The flagship cryptocurrency has maintained a tighter trading range between $95,000 and $100,000, with trading volumes declining from $50 billion to approximately $30 billion. This compression in volatility, rather than indicating immediate bearish pressure, might suggest accumulation at these levels. Notably, increased whale activity hints at potential significant price movements on the horizon.

 Macro Concerns: Trump’s Trade War Rhetoric

The crypto market’s technical picture is complicated by emerging macroeconomic factors, primarily centered around former President Trump’s renewed focus on trade policies. His recent announcement of potential 25% tariffs on steel and aluminum imports, coupled with hints of additional duties on European Union goods, has introduced new uncertainty into global markets.

The impact is already visible in consumer sentiment data, with the University of Michigan survey showing inflation expectations jumping to 4.3% for the year ahead—the highest level since November 2023. This surge in inflation expectations could significantly influence Federal Reserve policy decisions, potentially delaying anticipated rate cuts.

 Broader Crypto Market Dynamics

The altcoin market presents a mixed picture:

 Ethereum’s Critical Junction
Ethereum has established support around $2,700, with an interesting development in the derivatives market. Short positions have reached levels not seen since November, historically a contrarian indicator that could signal an impending upward move. Technical analysis suggests a potential 10% surge if current pattern formations play out.

 Solana’s Resilience
Solana’s ability to maintain positions above $200 demonstrates remarkable strength, bolstered by positive sentiment surrounding potential SEC approval of Grayscale ETF products. This regulatory development could open new institutional investment channels for the asset.

 XRP’s Volume Challenge
XRP’s struggle to reclaim the $3 mark highlights the importance of trading volume in sustaining price movements.

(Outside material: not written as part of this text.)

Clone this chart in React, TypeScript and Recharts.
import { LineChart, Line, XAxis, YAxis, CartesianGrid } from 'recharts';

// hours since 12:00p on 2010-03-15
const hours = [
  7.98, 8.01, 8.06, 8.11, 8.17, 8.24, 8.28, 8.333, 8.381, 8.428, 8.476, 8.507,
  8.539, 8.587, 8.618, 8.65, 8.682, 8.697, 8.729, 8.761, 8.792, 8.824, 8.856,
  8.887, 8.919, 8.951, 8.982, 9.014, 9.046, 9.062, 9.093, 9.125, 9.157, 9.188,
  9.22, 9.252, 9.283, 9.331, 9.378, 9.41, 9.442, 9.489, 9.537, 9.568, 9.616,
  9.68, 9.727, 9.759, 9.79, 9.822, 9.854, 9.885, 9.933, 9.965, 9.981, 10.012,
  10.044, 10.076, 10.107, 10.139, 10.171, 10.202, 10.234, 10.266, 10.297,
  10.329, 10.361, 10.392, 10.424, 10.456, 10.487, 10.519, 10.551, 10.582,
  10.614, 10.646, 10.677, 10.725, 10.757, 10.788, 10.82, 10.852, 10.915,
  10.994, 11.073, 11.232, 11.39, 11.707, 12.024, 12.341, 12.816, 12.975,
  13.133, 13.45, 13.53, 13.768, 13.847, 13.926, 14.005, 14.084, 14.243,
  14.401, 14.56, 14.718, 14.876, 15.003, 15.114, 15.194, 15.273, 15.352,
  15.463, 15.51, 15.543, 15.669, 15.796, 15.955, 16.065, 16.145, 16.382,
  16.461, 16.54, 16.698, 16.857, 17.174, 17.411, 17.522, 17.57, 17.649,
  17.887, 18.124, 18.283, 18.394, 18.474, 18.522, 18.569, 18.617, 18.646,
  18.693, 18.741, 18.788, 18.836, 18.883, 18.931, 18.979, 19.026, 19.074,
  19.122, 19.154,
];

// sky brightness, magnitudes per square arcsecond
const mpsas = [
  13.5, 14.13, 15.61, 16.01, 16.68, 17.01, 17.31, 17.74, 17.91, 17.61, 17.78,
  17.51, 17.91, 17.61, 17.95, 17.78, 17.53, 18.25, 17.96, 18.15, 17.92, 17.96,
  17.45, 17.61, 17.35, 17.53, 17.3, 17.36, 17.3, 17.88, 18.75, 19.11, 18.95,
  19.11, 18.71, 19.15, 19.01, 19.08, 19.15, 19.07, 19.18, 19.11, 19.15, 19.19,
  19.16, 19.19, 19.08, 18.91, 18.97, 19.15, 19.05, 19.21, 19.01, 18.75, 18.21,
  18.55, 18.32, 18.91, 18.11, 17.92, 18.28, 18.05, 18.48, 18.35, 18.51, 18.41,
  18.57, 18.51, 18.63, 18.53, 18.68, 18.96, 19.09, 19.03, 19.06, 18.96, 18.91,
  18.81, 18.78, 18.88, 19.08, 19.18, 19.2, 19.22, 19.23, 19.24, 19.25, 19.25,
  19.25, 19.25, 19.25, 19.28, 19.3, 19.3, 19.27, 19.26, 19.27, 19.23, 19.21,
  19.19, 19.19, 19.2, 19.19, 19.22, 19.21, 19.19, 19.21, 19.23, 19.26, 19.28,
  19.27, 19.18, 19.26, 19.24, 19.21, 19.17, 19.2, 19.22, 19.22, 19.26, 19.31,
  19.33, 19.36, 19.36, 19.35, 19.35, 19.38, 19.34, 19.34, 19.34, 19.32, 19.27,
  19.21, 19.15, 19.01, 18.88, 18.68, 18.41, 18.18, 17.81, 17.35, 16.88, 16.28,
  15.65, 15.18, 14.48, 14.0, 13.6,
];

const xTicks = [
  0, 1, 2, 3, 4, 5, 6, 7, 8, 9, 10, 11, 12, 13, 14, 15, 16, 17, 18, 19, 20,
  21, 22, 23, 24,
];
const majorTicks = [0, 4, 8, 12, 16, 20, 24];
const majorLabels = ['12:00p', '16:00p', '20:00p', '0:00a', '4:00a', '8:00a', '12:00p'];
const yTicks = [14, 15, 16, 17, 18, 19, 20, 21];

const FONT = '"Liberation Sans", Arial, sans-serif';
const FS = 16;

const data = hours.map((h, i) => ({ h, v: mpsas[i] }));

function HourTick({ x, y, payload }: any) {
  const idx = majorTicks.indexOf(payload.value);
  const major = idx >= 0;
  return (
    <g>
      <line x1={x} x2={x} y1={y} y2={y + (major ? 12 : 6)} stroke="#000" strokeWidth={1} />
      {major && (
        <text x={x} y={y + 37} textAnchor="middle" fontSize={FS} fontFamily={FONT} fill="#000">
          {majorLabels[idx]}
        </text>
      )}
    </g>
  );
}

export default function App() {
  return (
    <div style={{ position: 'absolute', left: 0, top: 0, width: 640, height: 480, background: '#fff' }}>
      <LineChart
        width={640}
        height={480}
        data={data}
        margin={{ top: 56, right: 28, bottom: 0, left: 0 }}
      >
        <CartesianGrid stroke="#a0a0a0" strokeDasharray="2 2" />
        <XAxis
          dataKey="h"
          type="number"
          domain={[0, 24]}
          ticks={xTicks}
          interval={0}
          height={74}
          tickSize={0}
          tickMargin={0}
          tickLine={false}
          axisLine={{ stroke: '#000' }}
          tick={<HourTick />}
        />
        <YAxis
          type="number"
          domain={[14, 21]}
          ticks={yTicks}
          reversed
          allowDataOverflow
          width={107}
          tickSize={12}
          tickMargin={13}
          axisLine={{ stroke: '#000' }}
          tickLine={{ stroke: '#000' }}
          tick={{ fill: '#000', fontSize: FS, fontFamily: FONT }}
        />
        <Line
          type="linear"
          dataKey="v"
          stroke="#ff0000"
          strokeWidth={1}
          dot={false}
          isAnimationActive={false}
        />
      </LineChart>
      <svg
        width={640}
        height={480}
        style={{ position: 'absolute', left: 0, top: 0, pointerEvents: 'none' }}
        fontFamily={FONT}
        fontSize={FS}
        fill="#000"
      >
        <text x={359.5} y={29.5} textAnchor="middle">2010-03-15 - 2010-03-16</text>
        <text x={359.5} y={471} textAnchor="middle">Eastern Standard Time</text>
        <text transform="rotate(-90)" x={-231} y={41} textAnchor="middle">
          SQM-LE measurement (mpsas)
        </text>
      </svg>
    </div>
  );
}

The 55% decline in open interest for XRP contracts suggests waning trader confidence, though this could set the stage for a renewed surge if fundamental catalysts emerge.

Market Outlook and Considerations

While the MACD’s bearish cross warrants attention, several factors suggest maintaining a balanced perspective:

1. Historical Context: Similar technical signals during consolidation phases have not always preceded significant downturns, particularly when price action remains range-bound.

2. Institutional Interest: The continued development of crypto financial products and institutional adoption provides fundamental support for current price levels.

3. Macro Correlation: The market’s reaction to trade war rhetoric and inflation expectations demonstrates crypto’s increasing integration with traditional financial markets.

 Investment Implications

For investors navigating the current market environment, several strategies merit consideration:

– Range Trading: The well-defined trading ranges across major cryptocurrencies offer opportunities for tactical positioning.
– Risk Management: The confluence of technical and macro factors suggests maintaining appropriate position sizing and stop-loss levels.
– Sector Rotation: The emergence of AI-tokens as market leaders indicates potential opportunities in thematic investing within the crypto space.

While Bitcoin’s technical indicators and macro headwinds present challenges, the market’s structural strength suggests these factors should be viewed within the broader context of crypto asset maturation. The combination of institutional adoption, regulatory developments, and evolving market dynamics continues to shape the industry’s trajectory, despite near-term uncertainties.

Investors should remain vigilant of both technical signals and macro developments while maintaining a long-term perspective on the asset class’s evolutionary path. The current market environment, characterized by compression in volatility and declining volumes, often precedes significant directional moves, warranting close attention to risk management and position sizing strategies.